At the same time, says Kendrick, some of the reviews were clearly anti-Christian anything, good or bad, or so far in leftfield that they did not bear much thought. However, one of the recurring criticisms of the film, from both secular and Christian reviewers, was that it was overly preachy. Kendrick doesn’t back away from that critique.
“Every movie preaches,” he says. “The religion of the world is externalized in their art, you look at James Cameron’s movie Avatar; he’s preaching a message about environmentalism and saving the earth.

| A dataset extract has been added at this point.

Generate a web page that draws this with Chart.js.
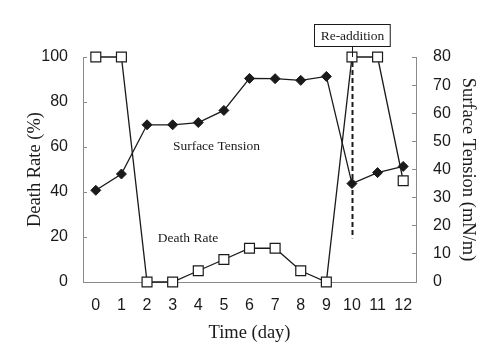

In our situation, when people know that we are Christians, they automatically are super hypersensitive for any kind of [religious] messages to be in the movie, especially when we have been didactic or use dialogue more than imagery to convey the message.”
The charge that the movie “unabashedly preaches to the choir” is right on target, Kendrick says.
“We do want to preach first to the choir, because the church doesn’t need to tell the world to get their marriages together if we don’t have our marriages together. We don’t apologize for it because we believe that God has led us in that direction. Our number one audience is the church. If you look at the way Jesus taught, he taught parables to the masses and the messages were embedded or hidden in the storyline, and then he taught by preaching, like the Sermon on the Mount, up front and overt to his audience. Our movies have been more like the latter. We’re not against doing the symbolic parable type movies, and if the Lord leads us that way, we’ll do it.”
Aiming for Eternal Fruit
Criticisms notwithstanding, overall audiences viewed Courageous as a life-changing film — not simply one that will prompt an emotional buzz and a superficial tear, but one that truly gives viewers, and especially men, something to think about in their personal lives.
And although Kendrick would love to see Hollywood take note of Sherwood Pictures’ success and begin producing more positive fare, his primary aim is to transform souls.
“Eternal fruit is our ultimate goal,” he says. “We pray for fruit that remains. Movies will come and go. Sending a message to Hollywood, or seeing Hollywood make more redemptive movies, those are nice secondary benefits. But our hope is that people will find a relationship with God through Jesus Christ.”